The money changers, who exchanged coins from all over the known world into the Temple shekel charged extortionate rates of exchange thereby defrauding the pilgrims who had come to worship their God. Blatant daylight robbery, oppressing the poor.

The sellers of sacrificial lambs had a near monopoly. The price mark up was huge, again defrauding the devout pilgrim, oppressing those who may have saved up for years to make this once in a life-time journey to Jerusalem.

But the exploitation of the pilgrims was not the only reason that Jesus acted so violently it was where it happened, in the Temple. Not just in the Temple but in a particular place in the Temple. It was not in the most holy place, where the priests could worship, not the court where Jewish men could go. This market place was in the court of the Gentiles where the women, the children, and non-Jews could pray, worship and learn about the Jewish faith. It would have been in this court that Jesus, on the brink of manhood and adult responsibilities, would have been discovered by his anxious, and no doubt exasperated parents, on the occasion when he failed to begin his journey back home with them after attending another festival. It was here in the court of the Gentiles, after the mayhem of the festival and things had begun to quieten down, Jesus spoke with the teachers about God, faith and the meaning of life. That is how this place ought to have been at all times a place of learning, quiet reflection and prayer not business.

Fraud, corruption, extortion were all rife at the very place where God and his ways should have been taught and practiced, where his love, care and compassion should have been visible for all to see. I want to emphasise the all, Jew and Gentile, occupier and oppressed, rich and poor, male and female, slave and free, young and old, physically fit and cruelly disabled, the whole of humanity should have been represented in that place, each with equal respect from and for the other, each as welcomed as the next.

If Jesus rejected militarism, populist nationalism, emotional religious fundamentalism, extortion, exploitation and oppression what did he, on this day, embrace.

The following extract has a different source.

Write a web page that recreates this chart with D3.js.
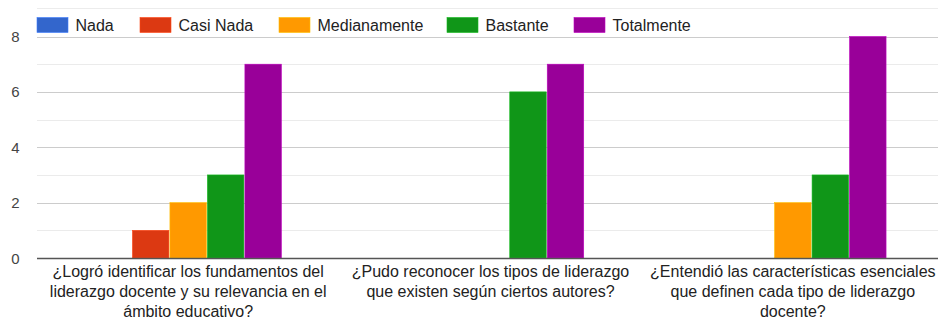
<!DOCTYPE html>
<html>
<head>
<meta charset="utf-8">
<script src="https://cdn.jsdelivr.net/npm/d3@7"></script>
<style>
  body { margin: 0; background: #fff; }
  svg { display: block; font-family: "Liberation Sans", Arial, sans-serif; }
</style>
</head>
<body>
<div id="chart"></div>
<script>
const questions = [
    ["¿Logró identificar los fundamentos del", "liderazgo docente y su relevancia en el", "ámbito educativo?"],
    ["¿Pudo reconocer los tipos de liderazgo", "que existen según ciertos autores?"],
    ["¿Entendió las características esenciales", "que definen cada tipo de liderazgo", "docente?"]
];
const seriesNames = ["Nada", "Casi Nada", "Medianamente", "Bastante", "Totalmente"];
const seriesColors = ["#3366cc", "#dc3912", "#ff9900", "#109618", "#990099"];
const nada = [0, 0, 0];
const casiNada = [1, 0, 0];
const medianamente = [2, 0, 2];
const bastante = [3, 6, 3];
const totalmente = [7, 7, 8];
const yTicks = [0, 2, 4, 6, 8];
const yMinor = [1, 3, 5, 7];

const seriesValues = [nada, casiNada, medianamente, bastante, totalmente];

const width = 938, height = 322;
const plotLeft = 37, plotRight = 944, plotTop = 36.5, plotBottom = 258;

const svg = d3.select("#chart").append("svg")
    .attr("width", width)
    .attr("height", height);

const x0 = d3.scaleBand()
    .domain(d3.range(questions.length))
    .range([plotLeft, plotRight])
    .paddingInner(0.38)
    .paddingOuter(0.19);

const x1 = d3.scaleBand()
    .domain(seriesNames)
    .range([0, x0.bandwidth()]);

const y = d3.scaleLinear().domain([0, 8]).range([plotBottom, plotTop]);

// faint top border
svg.append("line")
    .attr("x1", 37).attr("x2", width)
    .attr("y1", 8.5).attr("y2", 8.5)
    .attr("stroke", "#ececec");

// gridlines
svg.append("g").selectAll("line")
    .data(yMinor)
    .join("line")
    .attr("x1", plotLeft).attr("x2", width)
    .attr("y1", d => Math.round(y(d)) + 0.5).attr("y2", d => Math.round(y(d)) + 0.5)
    .attr("stroke", "#ebebeb");

svg.append("g").selectAll("line")
    .data(yTicks.filter(d => d > 0))
    .join("line")
    .attr("x1", plotLeft).attr("x2", width)
    .attr("y1", d => Math.round(y(d)) + 0.5).attr("y2", d => Math.round(y(d)) + 0.5)
    .attr("stroke", "#cccccc");

// y tick labels
svg.append("g").selectAll("text")
    .data(yTicks)
    .join("text")
    .attr("x", 19.5)
    .attr("y", d => y(d) + 5.5)
    .attr("text-anchor", "end")
    .attr("fill", "#444")
    .style("font-size", "15px")
    .text(d => d);

// bars
const groups = svg.append("g").selectAll("g")
    .data(questions.map((q, i) => i))
    .join("g")
    .attr("transform", i => `translate(${x0(i)},0)`);

groups.selectAll("rect")
    .data(i => seriesNames.map((s, k) => ({ series: s, value: seriesValues[k][i], color: seriesColors[k] })))
    .join("rect")
    .attr("x", d => x1(d.series) + 0.5)
    .attr("width", x1.bandwidth() - 1)
    .attr("y", d => y(d.value))
    .attr("height", d => plotBottom - y(d.value))
    .attr("fill", d => d.color)
    .attr("stroke", d => d3.color(d.color).brighter(0.6))
    .attr("stroke-width", 0.6)
    .style("display", d => d.value > 0 ? null : "none");

// baseline
svg.append("line")
    .attr("x1", plotLeft).attr("x2", width)
    .attr("y1", plotBottom + 0.5).attr("y2", plotBottom + 0.5)
    .attr("stroke", "#555")
    .attr("stroke-width", 1.6);

// category labels
const labels = svg.append("g").selectAll("text")
    .data(questions.map((q, i) => i))
    .join("text")
    .attr("x", i => x0(i) + x0.bandwidth() / 2)
    .attr("y", 277)
    .attr("text-anchor", "middle")
    .attr("fill", "#222")
    .style("font-size", "16px");

labels.each(function (i) {
    const el = d3.select(this);
    questions[i].forEach((line, j) => {
        el.append("tspan")
            .attr("x", x0(i) + x0.bandwidth() / 2)
            .attr("dy", j === 0 ? 0 : 20)
            .text(line);
    });
});

// legend
const legendX = [37, 140, 279, 447, 574];
const legend = svg.append("g").selectAll("g")
    .data(seriesNames.map((s, k) => k))
    .join("g")
    .attr("transform", k => `translate(${legendX[k]},17.5)`);

legend.append("rect")
    .attr("width", 31)
    .attr("height", 15)
    .attr("fill", k => seriesColors[k])
    .attr("stroke", k => d3.color(seriesColors[k]).brighter(0.6))
    .attr("stroke-width", 0.6);

legend.append("text")
    .attr("x", 38.5)
    .attr("y", 13)
    .attr("fill", "#222")
    .style("font-size", "16px")
    .text(k => seriesNames[k]);
</script>
</body>
</html>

I have struggled hard to come up with a term that captures the spirit of what Jesus embraced that day that is sufficiently different to religious fundamentalism or back to basics, both of which imply imposing something upon others by force, so I have devised one for myself. Jesus embraced religious minimalism.

Jesus rode into Jerusalem on a donkey, he came in peace and with no armed bodyguard he was going to attempt to win the people over by what he said to them backed up by his actions. Jesus' teaching, and the actions that back it up, are often depicted as embracing love. Indeed they are summed up in the words from Matthew's Gospel.

Jesus said to the rich young man, “You shall love the Lord your God with all your heart, and with all your soul, and with all your mind. This is the first and great commandment. And the second is like it, You shall love your neighbour as yourself. On these two commandments hang all the law and the prophets.”

These two brief sentences are a summary of the longer, but equally simple passage we know as the 10 Commandments.

The first commandment places God at the centre of all things, this is followed by two commandments about the dangers of raising other things , money, control over others, power to the status of Gods.